= DATASET RECORDS =

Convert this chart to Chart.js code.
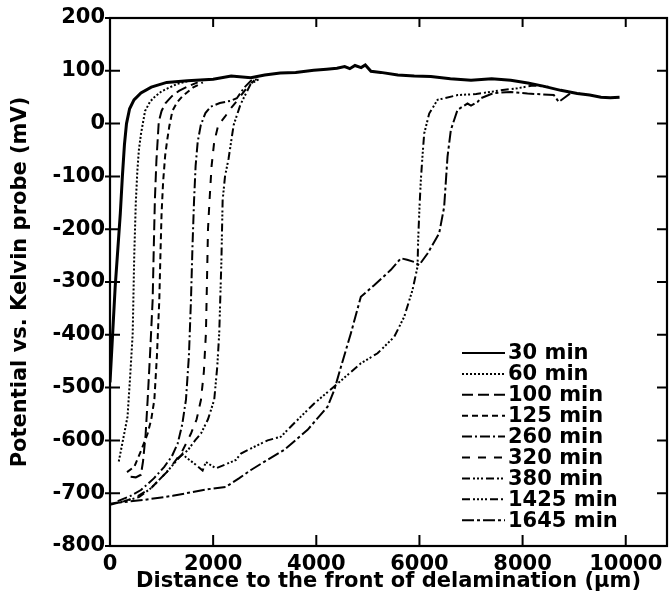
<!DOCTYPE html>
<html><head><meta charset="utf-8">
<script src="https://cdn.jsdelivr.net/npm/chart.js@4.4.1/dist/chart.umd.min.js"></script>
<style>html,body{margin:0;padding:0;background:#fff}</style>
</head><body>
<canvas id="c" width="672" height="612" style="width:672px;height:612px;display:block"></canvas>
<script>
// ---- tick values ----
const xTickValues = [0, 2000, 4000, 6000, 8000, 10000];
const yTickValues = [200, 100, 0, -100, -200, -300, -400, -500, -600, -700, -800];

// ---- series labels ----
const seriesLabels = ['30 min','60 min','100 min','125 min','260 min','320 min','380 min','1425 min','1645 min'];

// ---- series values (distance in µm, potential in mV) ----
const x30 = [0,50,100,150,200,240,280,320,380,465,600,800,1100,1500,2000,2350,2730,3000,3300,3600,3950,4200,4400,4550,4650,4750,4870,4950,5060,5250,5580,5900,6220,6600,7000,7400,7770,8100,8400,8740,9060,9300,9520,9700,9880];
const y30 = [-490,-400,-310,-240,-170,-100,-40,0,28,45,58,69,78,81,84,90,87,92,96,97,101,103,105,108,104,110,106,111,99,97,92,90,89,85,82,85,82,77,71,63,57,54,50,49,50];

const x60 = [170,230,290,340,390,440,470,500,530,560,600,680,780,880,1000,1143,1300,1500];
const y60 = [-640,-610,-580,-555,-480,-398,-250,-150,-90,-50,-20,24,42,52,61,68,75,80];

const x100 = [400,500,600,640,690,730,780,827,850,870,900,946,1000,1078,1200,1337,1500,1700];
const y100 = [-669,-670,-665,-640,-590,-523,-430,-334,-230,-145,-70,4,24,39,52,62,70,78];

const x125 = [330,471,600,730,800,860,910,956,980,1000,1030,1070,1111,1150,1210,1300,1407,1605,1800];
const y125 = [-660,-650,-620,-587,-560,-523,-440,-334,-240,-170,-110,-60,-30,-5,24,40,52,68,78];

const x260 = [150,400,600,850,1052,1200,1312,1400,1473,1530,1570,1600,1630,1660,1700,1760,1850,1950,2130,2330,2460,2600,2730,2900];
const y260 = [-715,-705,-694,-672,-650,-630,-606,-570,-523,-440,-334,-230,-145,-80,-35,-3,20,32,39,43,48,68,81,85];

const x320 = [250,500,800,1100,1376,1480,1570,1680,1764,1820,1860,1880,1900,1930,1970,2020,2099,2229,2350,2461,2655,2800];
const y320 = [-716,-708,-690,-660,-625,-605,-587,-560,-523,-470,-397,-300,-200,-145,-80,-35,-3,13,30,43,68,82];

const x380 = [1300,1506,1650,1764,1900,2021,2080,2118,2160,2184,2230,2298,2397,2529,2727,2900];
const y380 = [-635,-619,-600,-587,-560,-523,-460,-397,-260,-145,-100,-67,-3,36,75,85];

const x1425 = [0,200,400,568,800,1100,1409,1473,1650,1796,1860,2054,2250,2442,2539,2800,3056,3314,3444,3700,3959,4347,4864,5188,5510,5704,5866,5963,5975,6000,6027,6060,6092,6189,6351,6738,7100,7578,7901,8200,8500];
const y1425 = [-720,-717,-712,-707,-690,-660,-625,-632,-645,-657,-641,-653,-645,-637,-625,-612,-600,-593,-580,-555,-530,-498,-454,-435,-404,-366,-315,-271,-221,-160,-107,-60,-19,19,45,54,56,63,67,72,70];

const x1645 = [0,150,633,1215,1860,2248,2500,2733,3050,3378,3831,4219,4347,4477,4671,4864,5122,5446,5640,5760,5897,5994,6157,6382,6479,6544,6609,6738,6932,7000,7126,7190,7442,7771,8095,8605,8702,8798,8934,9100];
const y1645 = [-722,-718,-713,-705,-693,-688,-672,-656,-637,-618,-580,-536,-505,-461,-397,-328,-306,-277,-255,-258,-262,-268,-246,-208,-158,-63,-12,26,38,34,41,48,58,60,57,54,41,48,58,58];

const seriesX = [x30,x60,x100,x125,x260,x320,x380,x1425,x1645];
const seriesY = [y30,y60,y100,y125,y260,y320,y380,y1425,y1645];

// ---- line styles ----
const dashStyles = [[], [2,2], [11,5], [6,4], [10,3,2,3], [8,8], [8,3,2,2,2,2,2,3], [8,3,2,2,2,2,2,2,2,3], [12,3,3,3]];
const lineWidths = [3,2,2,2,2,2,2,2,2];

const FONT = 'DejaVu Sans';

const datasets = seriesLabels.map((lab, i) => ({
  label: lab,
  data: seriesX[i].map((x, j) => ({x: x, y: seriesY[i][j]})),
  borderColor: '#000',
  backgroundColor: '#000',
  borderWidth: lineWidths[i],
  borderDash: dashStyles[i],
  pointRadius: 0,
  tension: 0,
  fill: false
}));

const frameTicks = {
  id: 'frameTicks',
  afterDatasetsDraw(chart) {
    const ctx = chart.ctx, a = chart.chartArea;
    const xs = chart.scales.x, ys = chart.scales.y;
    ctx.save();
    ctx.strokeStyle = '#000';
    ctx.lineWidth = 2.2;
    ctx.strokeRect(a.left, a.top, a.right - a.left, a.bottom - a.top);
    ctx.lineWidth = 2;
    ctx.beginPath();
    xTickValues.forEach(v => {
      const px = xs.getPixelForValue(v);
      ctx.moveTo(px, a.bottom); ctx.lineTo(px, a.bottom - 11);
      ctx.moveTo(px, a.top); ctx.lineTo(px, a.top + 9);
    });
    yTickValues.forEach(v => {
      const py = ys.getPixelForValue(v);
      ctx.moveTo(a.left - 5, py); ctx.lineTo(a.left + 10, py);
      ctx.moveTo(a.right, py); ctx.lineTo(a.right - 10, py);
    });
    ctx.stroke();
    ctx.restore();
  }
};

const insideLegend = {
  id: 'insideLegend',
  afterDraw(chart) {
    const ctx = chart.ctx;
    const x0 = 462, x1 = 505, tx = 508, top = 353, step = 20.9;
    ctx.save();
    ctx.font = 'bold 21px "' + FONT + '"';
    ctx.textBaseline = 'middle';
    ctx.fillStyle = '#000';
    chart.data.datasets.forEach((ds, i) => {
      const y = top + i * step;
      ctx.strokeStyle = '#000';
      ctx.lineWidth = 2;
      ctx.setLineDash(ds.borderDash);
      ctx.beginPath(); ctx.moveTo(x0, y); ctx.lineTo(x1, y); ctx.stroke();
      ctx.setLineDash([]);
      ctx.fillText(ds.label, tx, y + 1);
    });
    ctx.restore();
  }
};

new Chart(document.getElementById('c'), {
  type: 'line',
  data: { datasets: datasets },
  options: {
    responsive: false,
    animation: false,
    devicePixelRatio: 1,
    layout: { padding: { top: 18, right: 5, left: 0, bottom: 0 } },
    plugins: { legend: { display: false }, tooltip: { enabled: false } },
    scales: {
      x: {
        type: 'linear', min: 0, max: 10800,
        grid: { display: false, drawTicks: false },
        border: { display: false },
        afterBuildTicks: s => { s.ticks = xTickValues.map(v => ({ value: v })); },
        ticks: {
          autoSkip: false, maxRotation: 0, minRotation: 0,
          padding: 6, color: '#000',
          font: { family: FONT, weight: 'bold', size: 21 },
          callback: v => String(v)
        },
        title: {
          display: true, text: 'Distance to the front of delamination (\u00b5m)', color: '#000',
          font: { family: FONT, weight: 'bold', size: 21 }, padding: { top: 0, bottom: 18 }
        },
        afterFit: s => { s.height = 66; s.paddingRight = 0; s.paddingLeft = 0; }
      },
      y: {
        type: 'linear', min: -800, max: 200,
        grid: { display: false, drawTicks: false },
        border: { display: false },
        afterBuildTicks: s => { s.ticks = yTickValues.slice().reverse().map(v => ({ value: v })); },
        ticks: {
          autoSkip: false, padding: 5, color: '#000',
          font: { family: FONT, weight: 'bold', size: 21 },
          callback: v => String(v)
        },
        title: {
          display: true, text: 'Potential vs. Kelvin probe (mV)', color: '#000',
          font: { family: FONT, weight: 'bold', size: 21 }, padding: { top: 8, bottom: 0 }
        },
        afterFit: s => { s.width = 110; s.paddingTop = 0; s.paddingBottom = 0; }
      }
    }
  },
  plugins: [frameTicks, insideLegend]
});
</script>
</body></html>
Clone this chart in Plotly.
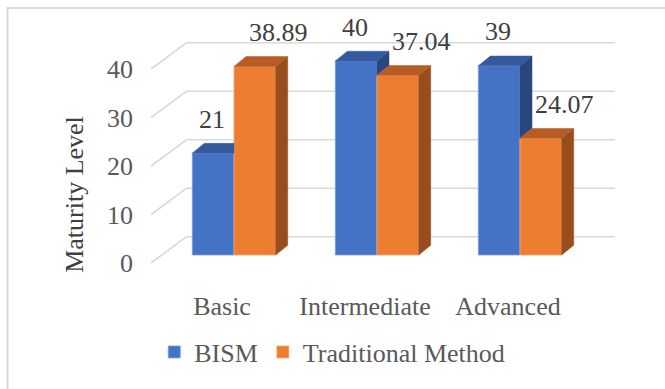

= SHORT EXERCISE =
The images in the entries above should be left out; please reproduce exactly the lines from the first through the one containing "const seriesLabels = ['30".

= RESULT OF THE EXERCISE =
Convert this chart to Chart.js code.
<!DOCTYPE html>
<html><head><meta charset="utf-8">
<script src="https://cdn.jsdelivr.net/npm/chart.js@4.4.1/dist/chart.umd.min.js"></script>
<style>html,body{margin:0;padding:0;background:#fff}</style>
</head><body>
<canvas id="c" width="672" height="612" style="width:672px;height:612px;display:block"></canvas>
<script>
// ---- tick values ----
const xTickValues = [0, 2000, 4000, 6000, 8000, 10000];
const yTickValues = [200, 100, 0, -100, -200, -300, -400, -500, -600, -700, -800];

// ---- series labels ----
const seriesLabels = ['30 min','60 min','100 min','125 min','260 min','320 min','380 min','1425 min','1645 min'];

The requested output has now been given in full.